It may have been more than 200 years since the thunder of native drums echoed across the vale of the Cheat River in the Allegheny Mountains.
That will change October 5-6 when organizers of the "We Are Still Here" pow-wow welcome what they expect to be hundreds of guests to celebrate West Virginia's Native American heritage.
Festival spokesman Buddy Aiken says singers, dancers, and drummers from several nations will gather along the route of the Great Indian Warpath at Parsons, West Virginia, to share their culture and honor veterans and first-responders.
Aiken, whose mother's family hales from the surrounding mountains, says he hopes the festival will become an annual event welcoming a return of native culture in a state in which few people are aware of native habitation.

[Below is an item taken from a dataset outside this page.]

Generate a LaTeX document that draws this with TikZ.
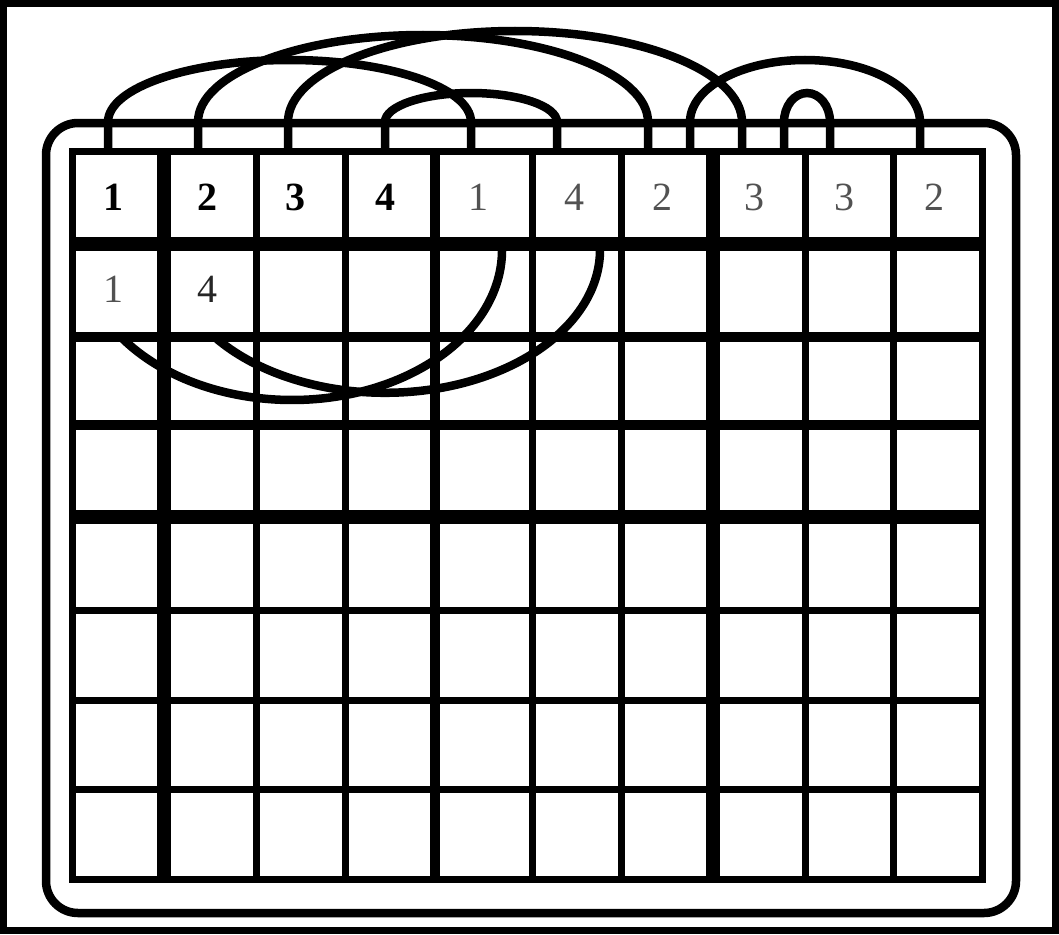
\documentclass[tikz,border=0pt]{standalone}
\usepackage{fontspec}
\setmainfont{Liberation Serif}

\begin{document}
\begin{tikzpicture}[x=1pt,y=-1pt,every node/.style={font=\fontsize{40}{44}\selectfont,inner sep=0pt},fine/.style={line width=7pt},mid/.style={line width=10pt},bold/.style={line width=14.5pt},loop/.style={line width=8.5pt},lead/.style={text=black,font=\fontsize{40}{44}\selectfont\bfseries},dark/.style={text=black!85},pale/.style={text=black!68}]
\path[use as bounding box] (0,0) rectangle (1059,934);
\fill[white] (0,0) rectangle (1059,934);
\draw[line width=7pt] (3.5,3.5) rectangle (1055.5,930.5);
\draw[loop,rounded corners=32pt] (46,123) rectangle (1016,913);

\draw[fine] (72,151) rectangle (982,879);
\foreach \y/\s in {244/bold,337/mid,425/mid,517/bold,610/fine,700/fine,789/fine} \draw[\s] (72,\y) -- (982,\y);
\foreach \x/\s in {164/bold,256/fine,345/fine,435/mid,532/fine,621/fine,713/bold,805/fine,893/fine} \draw[\s] (\x,151) -- (\x,879);

\foreach \x/\d [count=\i] in {113/1,207/2,295/3,385/4} \node[lead] (t\i) at (\x,197) {\d};
\foreach \x/\d [count=\i from 5] in {478/1,574/4,662/2,754/3,844/3,934/2} \node[pale] (t\i) at (\x,197) {\d};
\node[pale] (s1) at (113,289) {1};
\node[dark] (s2) at (207,289) {4};

\foreach \x [count=\i] in {108,198,288,385,471,557,648,690,742,784,830,920} \coordinate (l\i) at (\x,151);
\draw[loop] (l1) -- ++(0,-29) arc[start angle=180,end angle=360,x radius=181.5,y radius=62] -- (l5);
\draw[loop] (l2) -- ++(0,-29) arc[start angle=180,end angle=360,x radius=225,y radius=87] -- (l7);
\draw[loop] (l3) -- ++(0,-29) arc[start angle=180,end angle=360,x radius=227,y radius=91] -- (l9);
\draw[loop] (l4) -- ++(0,-29) arc[start angle=180,end angle=360,x radius=86,y radius=29] -- (l6);
\draw[loop] (l8) -- ++(0,-29) arc[start angle=180,end angle=360,x radius=115,y radius=62] -- (l12);
\draw[loop] (l10) -- ++(0,-29) arc[start angle=180,end angle=360,x radius=23,y radius=29] -- (l11);

\coordinate (c1) at (123,339);
\coordinate (c2) at (217,339);
\draw[loop] (c1) arc[start angle=143.6,end angle=0,x radius=210,y radius=150];
\draw[loop] (c2) arc[start angle=141.4,end angle=0,x radius=215,y radius=143];
\end{tikzpicture}
\end{document}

"I was surprised to find that not many people seemed to realize that native peoples lived here," Aiken said. "They knew of Seneca Rocks, but they didn't know people lived here."
Historians in recent years have faulted schools for teaching that the region was uninhabited, though it was inhabited in great numbers until 1650, when the Iroquois of New York laid claim to the region as a hunting ground and forced resident tribes to leave.
Even after 1650, small groups held out in defiance of the Iroquois. In addition, the "Great Indian Warpath," also known as the Seneca Trail, led through Tucker, Randolph, Pendleton, Pocahontas, Greenbrier, and Monroe counties in the eastern state.
Aiken said the event, held along the route of the ancient trail, will include dances and ceremonies that demonstrate native customs and dances that welcome non-native participants.
The Parsons pow-wow will also honor veterans and first responders with song and dance.
The event was set in October to avoid conflict with other pow-wows nationally, but Brian Sarfino, marketing director for the Tucker County Convention and Visitors Bureau, says October is an ideal time of year as the mountainous region will be resplendent with autumn color.
“At elevations above 3,000 feet, there is a homogenization of northern hardwood and southern hardwood trees. Think of it as Canada meets North Carolina. The colors are spectacular, and the scenery is uninterrupted as far as the eye can see,” Sarfino says.
The pow-wow grounds at Parsons are also a drive of 30 minutes from lodging and restaurants in Elkins, Davis, and Thomas, West Virginia.